* **Problem**: Return all lines that include the string "Rebuild".

* **Data listing**:
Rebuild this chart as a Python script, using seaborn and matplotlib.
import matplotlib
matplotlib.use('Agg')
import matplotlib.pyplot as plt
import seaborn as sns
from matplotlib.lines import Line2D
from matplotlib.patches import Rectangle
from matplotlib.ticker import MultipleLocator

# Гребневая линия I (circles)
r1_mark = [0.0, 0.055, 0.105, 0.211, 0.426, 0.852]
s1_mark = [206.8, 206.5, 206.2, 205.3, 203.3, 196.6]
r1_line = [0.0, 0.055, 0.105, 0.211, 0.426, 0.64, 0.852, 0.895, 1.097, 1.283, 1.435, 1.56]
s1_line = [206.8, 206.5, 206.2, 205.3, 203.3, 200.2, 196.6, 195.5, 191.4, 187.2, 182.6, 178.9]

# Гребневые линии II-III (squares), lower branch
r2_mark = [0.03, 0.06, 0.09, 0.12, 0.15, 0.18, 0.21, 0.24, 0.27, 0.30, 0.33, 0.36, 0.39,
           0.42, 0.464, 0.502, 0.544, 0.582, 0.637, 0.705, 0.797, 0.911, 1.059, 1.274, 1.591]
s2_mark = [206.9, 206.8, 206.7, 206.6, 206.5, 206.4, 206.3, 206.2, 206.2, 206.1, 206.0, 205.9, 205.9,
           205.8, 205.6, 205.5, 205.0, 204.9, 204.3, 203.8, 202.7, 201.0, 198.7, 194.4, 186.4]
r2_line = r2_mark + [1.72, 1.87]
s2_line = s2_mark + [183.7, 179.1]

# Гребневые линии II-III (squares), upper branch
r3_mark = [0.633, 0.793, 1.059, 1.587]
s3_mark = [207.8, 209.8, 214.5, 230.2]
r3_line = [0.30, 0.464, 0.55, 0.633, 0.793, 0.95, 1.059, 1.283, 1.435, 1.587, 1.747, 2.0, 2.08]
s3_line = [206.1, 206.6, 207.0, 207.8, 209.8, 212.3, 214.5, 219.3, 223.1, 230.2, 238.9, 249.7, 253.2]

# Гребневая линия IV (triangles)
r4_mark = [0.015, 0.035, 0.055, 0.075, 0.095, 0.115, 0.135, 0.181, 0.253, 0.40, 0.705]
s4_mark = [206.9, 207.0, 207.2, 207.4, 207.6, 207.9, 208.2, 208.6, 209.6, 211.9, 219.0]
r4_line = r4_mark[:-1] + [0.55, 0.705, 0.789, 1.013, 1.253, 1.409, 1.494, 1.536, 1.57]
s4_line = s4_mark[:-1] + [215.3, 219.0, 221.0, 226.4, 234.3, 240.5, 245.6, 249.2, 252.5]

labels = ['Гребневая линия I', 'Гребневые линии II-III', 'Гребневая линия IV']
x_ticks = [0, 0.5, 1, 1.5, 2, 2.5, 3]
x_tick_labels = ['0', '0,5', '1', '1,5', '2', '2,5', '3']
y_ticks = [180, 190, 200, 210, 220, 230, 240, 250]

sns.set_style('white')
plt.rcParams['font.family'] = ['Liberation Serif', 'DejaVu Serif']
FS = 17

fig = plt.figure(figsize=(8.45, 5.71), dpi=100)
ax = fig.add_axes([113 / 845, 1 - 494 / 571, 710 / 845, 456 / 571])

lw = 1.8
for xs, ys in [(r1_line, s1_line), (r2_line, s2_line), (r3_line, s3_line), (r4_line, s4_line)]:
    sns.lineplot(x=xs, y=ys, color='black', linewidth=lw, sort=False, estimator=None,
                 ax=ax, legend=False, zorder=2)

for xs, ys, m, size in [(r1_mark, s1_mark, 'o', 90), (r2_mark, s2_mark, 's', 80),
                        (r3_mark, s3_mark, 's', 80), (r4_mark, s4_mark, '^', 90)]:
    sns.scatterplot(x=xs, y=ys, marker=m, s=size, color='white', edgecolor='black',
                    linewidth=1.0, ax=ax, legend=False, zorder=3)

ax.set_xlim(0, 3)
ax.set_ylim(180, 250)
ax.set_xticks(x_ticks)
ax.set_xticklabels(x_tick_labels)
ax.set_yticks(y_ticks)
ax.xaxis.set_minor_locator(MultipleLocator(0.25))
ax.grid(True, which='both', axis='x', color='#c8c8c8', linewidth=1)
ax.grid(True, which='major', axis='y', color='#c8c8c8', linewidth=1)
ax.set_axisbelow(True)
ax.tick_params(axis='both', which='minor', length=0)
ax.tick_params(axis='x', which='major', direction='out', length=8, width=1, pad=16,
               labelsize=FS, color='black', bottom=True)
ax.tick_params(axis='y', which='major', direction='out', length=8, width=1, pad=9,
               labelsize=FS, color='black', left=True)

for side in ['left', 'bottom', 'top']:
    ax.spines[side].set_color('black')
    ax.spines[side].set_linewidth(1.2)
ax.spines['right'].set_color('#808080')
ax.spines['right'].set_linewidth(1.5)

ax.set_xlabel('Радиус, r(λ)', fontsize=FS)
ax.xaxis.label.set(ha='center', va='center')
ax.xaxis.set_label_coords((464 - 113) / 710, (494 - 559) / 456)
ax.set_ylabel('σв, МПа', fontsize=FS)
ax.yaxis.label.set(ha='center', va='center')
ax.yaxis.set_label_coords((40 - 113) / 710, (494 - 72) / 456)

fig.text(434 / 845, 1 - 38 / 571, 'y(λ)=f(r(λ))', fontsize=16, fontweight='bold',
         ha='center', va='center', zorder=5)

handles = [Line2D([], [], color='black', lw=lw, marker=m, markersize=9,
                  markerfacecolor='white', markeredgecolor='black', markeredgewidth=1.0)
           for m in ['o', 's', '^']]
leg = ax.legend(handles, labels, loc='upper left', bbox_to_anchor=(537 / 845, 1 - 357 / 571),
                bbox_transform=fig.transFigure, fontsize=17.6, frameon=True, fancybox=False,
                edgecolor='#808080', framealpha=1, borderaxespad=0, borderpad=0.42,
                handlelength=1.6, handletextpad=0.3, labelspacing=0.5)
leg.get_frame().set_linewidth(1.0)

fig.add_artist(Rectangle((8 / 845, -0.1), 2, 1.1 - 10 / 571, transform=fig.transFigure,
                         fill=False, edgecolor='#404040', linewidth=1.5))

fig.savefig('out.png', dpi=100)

---

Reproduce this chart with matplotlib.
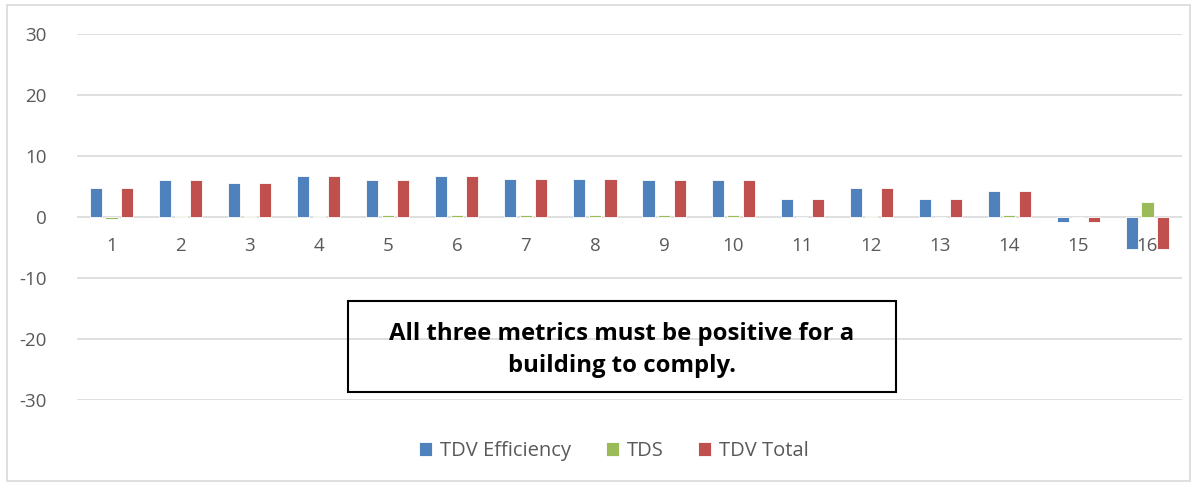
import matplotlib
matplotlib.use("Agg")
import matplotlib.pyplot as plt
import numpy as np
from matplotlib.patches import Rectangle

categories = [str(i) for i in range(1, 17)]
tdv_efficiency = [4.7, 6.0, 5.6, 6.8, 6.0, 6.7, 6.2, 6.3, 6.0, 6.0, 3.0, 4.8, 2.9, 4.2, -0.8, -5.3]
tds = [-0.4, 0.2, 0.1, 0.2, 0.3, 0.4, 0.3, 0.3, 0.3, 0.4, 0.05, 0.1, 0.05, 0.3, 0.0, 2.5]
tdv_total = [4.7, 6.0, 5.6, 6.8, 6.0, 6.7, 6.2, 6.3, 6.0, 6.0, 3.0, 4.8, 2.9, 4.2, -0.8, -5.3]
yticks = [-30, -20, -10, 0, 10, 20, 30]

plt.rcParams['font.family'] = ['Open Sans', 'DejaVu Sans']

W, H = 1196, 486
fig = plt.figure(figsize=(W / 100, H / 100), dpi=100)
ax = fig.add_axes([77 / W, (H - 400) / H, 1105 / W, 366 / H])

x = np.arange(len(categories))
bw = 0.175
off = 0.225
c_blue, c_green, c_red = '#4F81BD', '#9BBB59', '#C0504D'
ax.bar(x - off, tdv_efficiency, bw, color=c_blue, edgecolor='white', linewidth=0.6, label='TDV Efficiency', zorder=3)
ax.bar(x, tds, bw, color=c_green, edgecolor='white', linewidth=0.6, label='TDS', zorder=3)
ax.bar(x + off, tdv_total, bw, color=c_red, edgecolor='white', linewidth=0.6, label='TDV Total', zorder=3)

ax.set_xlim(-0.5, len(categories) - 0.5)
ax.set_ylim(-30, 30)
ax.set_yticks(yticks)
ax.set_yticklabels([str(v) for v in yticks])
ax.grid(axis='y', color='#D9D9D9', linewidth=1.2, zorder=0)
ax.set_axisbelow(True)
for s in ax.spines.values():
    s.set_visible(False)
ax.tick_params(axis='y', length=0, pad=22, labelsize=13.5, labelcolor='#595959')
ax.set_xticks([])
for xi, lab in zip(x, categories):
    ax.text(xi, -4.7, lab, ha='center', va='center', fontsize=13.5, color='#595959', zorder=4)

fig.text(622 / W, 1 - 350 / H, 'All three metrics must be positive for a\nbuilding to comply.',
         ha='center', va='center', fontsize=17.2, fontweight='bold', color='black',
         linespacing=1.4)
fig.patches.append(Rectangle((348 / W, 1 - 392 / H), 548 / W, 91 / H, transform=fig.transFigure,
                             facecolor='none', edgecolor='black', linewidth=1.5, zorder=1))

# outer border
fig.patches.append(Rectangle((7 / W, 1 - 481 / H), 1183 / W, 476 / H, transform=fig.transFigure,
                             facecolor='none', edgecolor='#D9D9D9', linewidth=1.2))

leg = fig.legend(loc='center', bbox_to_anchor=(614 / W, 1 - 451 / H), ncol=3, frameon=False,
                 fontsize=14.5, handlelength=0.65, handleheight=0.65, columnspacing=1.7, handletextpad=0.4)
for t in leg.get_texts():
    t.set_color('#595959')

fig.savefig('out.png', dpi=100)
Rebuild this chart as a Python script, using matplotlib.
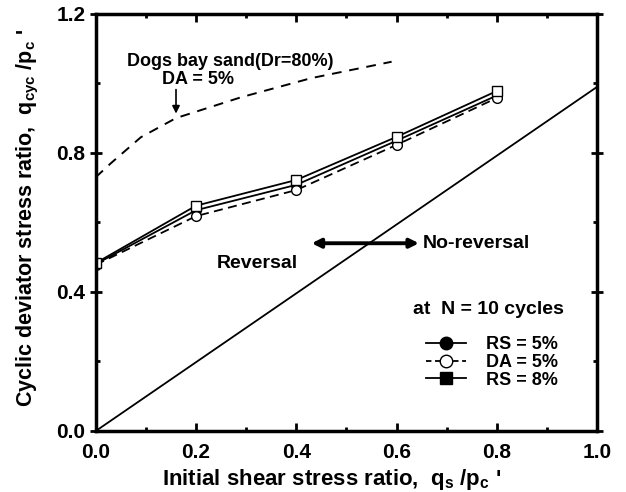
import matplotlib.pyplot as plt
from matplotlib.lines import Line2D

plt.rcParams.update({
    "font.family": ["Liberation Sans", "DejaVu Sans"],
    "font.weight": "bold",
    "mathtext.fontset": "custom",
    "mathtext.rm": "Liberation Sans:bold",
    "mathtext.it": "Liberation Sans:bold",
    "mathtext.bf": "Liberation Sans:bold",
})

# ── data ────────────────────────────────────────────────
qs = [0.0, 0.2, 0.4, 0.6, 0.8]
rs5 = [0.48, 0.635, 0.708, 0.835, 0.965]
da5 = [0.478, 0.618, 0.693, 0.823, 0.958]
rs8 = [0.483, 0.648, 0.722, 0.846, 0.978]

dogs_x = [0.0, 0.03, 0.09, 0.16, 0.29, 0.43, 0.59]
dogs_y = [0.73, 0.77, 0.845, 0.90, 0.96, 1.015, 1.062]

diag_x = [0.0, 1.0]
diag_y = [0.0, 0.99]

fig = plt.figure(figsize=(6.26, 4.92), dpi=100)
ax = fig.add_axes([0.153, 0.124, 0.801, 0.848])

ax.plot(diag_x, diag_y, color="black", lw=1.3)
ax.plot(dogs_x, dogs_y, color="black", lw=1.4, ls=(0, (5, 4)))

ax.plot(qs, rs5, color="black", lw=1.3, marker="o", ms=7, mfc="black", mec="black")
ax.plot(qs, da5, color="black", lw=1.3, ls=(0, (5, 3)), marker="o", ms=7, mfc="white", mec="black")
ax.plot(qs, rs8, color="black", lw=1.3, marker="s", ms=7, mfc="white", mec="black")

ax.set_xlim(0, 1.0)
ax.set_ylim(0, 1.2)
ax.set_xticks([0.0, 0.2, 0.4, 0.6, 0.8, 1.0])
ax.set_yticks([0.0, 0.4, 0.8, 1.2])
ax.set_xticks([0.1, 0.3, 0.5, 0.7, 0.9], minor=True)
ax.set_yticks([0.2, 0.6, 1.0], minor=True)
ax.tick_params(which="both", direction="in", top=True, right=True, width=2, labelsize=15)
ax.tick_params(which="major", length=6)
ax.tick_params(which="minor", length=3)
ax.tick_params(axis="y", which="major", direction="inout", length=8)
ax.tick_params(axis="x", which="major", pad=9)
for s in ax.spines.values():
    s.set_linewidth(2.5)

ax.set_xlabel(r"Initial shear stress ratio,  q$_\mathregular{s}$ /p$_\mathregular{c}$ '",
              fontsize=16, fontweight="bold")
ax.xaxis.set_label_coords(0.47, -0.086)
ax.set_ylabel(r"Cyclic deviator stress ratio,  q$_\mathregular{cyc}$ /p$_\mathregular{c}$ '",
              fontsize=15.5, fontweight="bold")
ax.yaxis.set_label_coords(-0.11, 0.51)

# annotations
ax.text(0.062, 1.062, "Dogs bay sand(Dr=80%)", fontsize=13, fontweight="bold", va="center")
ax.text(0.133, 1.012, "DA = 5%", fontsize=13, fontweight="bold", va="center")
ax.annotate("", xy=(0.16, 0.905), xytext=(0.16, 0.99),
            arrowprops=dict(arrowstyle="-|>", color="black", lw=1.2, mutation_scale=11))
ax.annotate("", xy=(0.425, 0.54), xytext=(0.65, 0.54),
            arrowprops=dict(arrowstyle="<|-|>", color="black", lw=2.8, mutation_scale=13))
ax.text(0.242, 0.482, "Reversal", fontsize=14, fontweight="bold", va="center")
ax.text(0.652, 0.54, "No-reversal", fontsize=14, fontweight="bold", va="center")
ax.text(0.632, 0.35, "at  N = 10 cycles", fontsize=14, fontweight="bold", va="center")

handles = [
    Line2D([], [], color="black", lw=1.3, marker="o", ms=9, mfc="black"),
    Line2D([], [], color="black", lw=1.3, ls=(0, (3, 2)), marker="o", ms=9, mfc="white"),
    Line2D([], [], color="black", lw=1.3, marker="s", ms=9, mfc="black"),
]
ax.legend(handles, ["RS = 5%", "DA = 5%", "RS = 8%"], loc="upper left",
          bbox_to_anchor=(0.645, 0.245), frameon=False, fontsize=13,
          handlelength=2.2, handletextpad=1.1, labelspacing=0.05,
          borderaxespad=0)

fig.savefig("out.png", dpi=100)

* **Complete answer**:
Rebuild this chart as a Python script, using seaborn and matplotlib.
Rebuild this chart as a Python script, using matplotlib.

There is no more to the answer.